Dataset records ▸
- - - -

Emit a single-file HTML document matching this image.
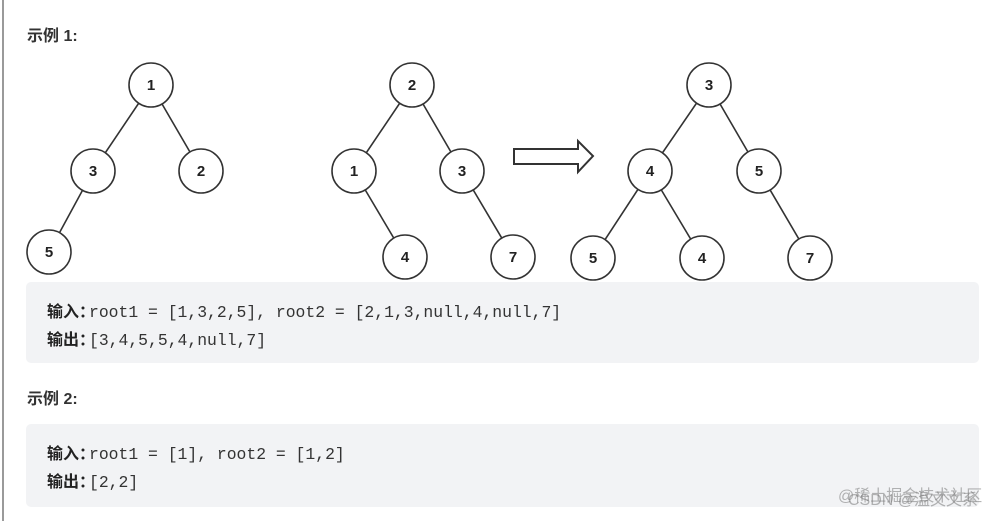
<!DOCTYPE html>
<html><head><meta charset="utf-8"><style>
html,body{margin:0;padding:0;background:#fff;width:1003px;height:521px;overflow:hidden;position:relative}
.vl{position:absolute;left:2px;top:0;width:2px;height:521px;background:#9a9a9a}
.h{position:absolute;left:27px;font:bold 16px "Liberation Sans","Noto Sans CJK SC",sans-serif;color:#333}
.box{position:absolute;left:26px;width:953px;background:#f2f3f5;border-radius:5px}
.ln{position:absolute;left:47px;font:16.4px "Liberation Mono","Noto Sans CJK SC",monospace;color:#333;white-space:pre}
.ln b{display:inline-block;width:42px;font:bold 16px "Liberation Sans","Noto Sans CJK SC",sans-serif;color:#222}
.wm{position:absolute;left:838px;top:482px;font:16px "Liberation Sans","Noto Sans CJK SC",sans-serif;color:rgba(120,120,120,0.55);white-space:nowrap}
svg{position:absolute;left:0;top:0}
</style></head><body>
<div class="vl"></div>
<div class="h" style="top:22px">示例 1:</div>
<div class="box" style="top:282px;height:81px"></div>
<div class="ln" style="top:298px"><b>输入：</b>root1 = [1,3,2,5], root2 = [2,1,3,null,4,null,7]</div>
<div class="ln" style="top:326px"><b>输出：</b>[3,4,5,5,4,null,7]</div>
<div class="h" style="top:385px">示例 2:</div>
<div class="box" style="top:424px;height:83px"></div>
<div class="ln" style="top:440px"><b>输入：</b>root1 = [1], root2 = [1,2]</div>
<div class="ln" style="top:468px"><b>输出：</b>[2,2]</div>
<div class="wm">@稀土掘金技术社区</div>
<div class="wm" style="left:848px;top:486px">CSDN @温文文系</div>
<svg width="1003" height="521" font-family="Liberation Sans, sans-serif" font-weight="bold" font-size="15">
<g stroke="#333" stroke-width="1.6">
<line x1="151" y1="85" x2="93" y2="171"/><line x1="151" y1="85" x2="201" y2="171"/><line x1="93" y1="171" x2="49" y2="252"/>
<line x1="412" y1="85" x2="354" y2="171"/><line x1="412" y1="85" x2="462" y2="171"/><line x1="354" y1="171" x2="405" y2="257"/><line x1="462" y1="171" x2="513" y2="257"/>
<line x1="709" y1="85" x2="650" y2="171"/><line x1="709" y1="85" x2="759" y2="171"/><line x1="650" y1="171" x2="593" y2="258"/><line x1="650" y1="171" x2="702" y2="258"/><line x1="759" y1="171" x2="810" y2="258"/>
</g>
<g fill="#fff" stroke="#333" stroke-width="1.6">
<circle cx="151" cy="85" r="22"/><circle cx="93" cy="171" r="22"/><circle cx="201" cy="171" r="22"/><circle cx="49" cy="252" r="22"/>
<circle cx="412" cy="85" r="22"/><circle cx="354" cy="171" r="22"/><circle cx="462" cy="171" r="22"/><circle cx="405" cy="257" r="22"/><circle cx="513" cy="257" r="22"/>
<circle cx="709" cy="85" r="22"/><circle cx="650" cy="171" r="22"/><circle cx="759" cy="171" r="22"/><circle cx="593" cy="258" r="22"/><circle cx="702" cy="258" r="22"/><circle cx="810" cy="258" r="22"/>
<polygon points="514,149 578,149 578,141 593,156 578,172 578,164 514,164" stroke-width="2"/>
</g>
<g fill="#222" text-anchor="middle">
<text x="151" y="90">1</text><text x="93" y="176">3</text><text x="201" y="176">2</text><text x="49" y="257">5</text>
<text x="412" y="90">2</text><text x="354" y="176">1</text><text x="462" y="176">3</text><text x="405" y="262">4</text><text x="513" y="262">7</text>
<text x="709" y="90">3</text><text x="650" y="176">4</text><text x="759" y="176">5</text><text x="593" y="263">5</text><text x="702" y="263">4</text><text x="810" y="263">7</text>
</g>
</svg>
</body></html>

- - - -

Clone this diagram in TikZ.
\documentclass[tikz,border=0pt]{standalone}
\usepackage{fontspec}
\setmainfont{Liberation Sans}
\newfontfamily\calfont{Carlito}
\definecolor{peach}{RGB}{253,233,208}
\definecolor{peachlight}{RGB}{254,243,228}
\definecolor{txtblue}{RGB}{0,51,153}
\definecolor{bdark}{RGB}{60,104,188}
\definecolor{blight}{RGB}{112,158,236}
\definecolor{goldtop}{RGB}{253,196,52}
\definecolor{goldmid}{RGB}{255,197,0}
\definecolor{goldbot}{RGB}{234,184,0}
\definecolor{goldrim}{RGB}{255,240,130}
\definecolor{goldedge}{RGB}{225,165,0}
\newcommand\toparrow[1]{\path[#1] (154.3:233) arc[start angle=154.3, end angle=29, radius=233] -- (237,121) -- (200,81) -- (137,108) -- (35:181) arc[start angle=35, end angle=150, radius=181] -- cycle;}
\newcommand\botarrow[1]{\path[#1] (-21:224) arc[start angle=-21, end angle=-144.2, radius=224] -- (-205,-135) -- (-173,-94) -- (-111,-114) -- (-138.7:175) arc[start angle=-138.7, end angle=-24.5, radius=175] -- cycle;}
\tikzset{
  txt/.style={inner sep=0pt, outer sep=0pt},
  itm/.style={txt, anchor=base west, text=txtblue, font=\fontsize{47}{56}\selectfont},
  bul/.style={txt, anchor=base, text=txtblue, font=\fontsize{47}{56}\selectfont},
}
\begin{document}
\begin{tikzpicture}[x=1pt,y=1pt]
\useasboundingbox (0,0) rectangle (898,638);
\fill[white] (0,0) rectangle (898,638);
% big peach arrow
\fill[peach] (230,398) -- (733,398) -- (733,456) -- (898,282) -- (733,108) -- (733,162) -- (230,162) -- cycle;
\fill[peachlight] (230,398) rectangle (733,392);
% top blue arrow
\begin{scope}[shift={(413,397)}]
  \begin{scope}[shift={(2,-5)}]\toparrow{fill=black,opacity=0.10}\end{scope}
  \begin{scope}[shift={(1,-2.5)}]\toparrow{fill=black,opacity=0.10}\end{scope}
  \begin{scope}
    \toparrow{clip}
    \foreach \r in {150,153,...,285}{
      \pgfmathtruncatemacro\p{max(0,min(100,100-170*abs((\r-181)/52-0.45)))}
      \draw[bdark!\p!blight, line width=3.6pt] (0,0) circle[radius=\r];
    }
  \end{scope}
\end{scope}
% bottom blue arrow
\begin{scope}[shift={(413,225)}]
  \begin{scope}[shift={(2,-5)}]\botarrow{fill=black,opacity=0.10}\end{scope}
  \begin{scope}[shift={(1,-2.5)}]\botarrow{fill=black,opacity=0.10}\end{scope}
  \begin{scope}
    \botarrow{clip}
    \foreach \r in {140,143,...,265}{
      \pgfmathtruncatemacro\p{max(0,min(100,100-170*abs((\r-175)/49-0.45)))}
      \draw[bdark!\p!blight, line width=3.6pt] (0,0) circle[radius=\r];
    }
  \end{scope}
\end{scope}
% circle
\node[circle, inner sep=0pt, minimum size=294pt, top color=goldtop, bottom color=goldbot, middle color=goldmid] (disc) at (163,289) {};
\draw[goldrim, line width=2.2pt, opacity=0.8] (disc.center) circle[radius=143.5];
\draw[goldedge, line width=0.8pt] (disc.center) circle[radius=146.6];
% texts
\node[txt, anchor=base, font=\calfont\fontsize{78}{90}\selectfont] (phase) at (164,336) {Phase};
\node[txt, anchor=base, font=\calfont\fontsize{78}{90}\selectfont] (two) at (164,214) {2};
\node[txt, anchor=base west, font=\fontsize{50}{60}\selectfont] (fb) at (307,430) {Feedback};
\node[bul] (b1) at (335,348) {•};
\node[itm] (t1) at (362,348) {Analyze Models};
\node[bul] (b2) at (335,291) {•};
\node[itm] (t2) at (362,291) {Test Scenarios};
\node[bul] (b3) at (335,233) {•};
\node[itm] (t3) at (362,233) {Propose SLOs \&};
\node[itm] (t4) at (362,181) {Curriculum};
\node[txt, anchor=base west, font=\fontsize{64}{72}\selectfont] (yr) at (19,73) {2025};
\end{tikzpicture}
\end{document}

- - - -

Written problem ▸
Go through the data above and find the lines with the word "this". Copy each of those lines.

The response ▸
Emit a single-file HTML document matching this image.
Clone this diagram in TikZ.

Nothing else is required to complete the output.